### Short problem
Extract the whole listing as it stands. Do not include the pictures.
⁂
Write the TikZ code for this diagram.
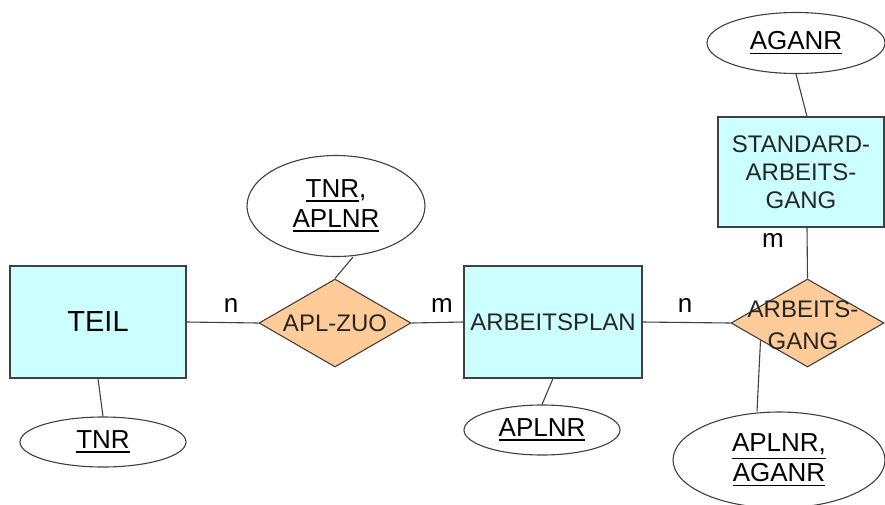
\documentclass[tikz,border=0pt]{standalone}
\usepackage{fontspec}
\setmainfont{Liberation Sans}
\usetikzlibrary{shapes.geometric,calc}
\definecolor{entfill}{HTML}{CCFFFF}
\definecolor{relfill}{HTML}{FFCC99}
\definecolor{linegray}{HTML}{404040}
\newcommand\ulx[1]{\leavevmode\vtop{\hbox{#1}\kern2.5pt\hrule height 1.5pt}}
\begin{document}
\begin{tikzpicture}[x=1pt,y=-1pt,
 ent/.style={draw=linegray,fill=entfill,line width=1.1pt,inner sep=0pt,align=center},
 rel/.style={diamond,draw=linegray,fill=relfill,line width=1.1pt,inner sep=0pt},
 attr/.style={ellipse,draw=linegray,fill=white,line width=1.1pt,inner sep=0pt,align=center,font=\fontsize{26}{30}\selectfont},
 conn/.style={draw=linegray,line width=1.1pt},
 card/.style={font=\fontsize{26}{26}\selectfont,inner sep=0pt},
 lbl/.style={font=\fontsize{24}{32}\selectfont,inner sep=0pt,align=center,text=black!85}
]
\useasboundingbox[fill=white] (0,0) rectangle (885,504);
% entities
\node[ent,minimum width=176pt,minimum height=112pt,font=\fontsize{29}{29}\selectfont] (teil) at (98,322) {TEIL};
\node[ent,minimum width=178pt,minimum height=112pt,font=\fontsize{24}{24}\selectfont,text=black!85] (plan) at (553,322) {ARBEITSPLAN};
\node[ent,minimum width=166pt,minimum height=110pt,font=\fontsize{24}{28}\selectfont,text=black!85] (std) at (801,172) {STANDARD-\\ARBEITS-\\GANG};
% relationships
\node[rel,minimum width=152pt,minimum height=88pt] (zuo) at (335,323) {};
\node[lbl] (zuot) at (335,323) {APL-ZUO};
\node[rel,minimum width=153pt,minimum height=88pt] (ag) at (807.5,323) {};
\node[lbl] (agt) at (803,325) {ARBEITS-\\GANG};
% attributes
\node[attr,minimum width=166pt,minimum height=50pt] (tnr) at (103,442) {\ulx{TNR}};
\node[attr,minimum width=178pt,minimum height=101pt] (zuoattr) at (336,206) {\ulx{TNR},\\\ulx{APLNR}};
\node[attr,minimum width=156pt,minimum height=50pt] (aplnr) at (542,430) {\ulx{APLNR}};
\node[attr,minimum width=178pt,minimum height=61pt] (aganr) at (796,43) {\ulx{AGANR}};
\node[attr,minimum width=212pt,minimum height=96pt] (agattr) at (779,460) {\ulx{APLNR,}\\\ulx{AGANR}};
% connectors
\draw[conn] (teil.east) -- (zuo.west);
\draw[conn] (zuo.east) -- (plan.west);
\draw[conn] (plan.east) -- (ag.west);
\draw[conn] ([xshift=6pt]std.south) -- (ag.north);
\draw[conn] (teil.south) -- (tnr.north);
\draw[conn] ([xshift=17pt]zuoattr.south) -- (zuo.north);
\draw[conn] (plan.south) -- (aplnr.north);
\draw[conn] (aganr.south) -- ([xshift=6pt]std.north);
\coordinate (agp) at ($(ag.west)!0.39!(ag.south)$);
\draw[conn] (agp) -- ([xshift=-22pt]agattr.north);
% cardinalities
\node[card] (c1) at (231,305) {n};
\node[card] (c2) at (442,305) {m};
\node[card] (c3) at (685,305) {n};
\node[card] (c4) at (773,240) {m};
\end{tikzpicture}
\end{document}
⁂
### Completed task
Write the TikZ code for this diagram.
\documentclass[tikz,border=0pt]{standalone}
\usepackage{fontspec}
\setmainfont{Liberation Sans}
\usetikzlibrary{shapes.geometric,calc}
\definecolor{entfill}{HTML}{CCFFFF}
\definecolor{relfill}{HTML}{FFCC99}
\definecolor{linegray}{HTML}{404040}
\newcommand\ulx[1]{\leavevmode\vtop{\hbox{#1}\kern2.5pt\hrule height 1.5pt}}
\begin{document}
\begin{tikzpicture}[x=1pt,y=-1pt,
 ent/.style={draw=linegray,fill=entfill,line width=1.1pt,inner sep=0pt,align=center},
 rel/.style={diamond,draw=linegray,fill=relfill,line width=1.1pt,inner sep=0pt},
 attr/.style={ellipse,draw=linegray,fill=white,line width=1.1pt,inner sep=0pt,align=center,font=\fontsize{26}{30}\selectfont},
 conn/.style={draw=linegray,line width=1.1pt},
 card/.style={font=\fontsize{26}{26}\selectfont,inner sep=0pt},
 lbl/.style={font=\fontsize{24}{32}\selectfont,inner sep=0pt,align=center,text=black!85}
]
\useasboundingbox[fill=white] (0,0) rectangle (885,504);
% entities
\node[ent,minimum width=176pt,minimum height=112pt,font=\fontsize{29}{29}\selectfont] (teil) at (98,322) {TEIL};
\node[ent,minimum width=178pt,minimum height=112pt,font=\fontsize{24}{24}\selectfont,text=black!85] (plan) at (553,322) {ARBEITSPLAN};
\node[ent,minimum width=166pt,minimum height=110pt,font=\fontsize{24}{28}\selectfont,text=black!85] (std) at (801,172) {STANDARD-\\ARBEITS-\\GANG};
% relationships
\node[rel,minimum width=152pt,minimum height=88pt] (zuo) at (335,323) {};
\node[lbl] (zuot) at (335,323) {APL-ZUO};
\node[rel,minimum width=153pt,minimum height=88pt] (ag) at (807.5,323) {};
\node[lbl] (agt) at (803,325) {ARBEITS-\\GANG};
% attributes
\node[attr,minimum width=166pt,minimum height=50pt] (tnr) at (103,442) {\ulx{TNR}};
\node[attr,minimum width=178pt,minimum height=101pt] (zuoattr) at (336,206) {\ulx{TNR},\\\ulx{APLNR}};
\node[attr,minimum width=156pt,minimum height=50pt] (aplnr) at (542,430) {\ulx{APLNR}};
\node[attr,minimum width=178pt,minimum height=61pt] (aganr) at (796,43) {\ulx{AGANR}};
\node[attr,minimum width=212pt,minimum height=96pt] (agattr) at (779,460) {\ulx{APLNR,}\\\ulx{AGANR}};
% connectors
\draw[conn] (teil.east) -- (zuo.west);
\draw[conn] (zuo.east) -- (plan.west);
\draw[conn] (plan.east) -- (ag.west);
\draw[conn] ([xshift=6pt]std.south) -- (ag.north);
\draw[conn] (teil.south) -- (tnr.north);
\draw[conn] ([xshift=17pt]zuoattr.south) -- (zuo.north);
\draw[conn] (plan.south) -- (aplnr.north);
\draw[conn] (aganr.south) -- ([xshift=6pt]std.north);
\coordinate (agp) at ($(ag.west)!0.39!(ag.south)$);
\draw[conn] (agp) -- ([xshift=-22pt]agattr.north);
% cardinalities
\node[card] (c1) at (231,305) {n};
\node[card] (c2) at (442,305) {m};
\node[card] (c3) at (685,305) {n};
\node[card] (c4) at (773,240) {m};
\end{tikzpicture}
\end{document}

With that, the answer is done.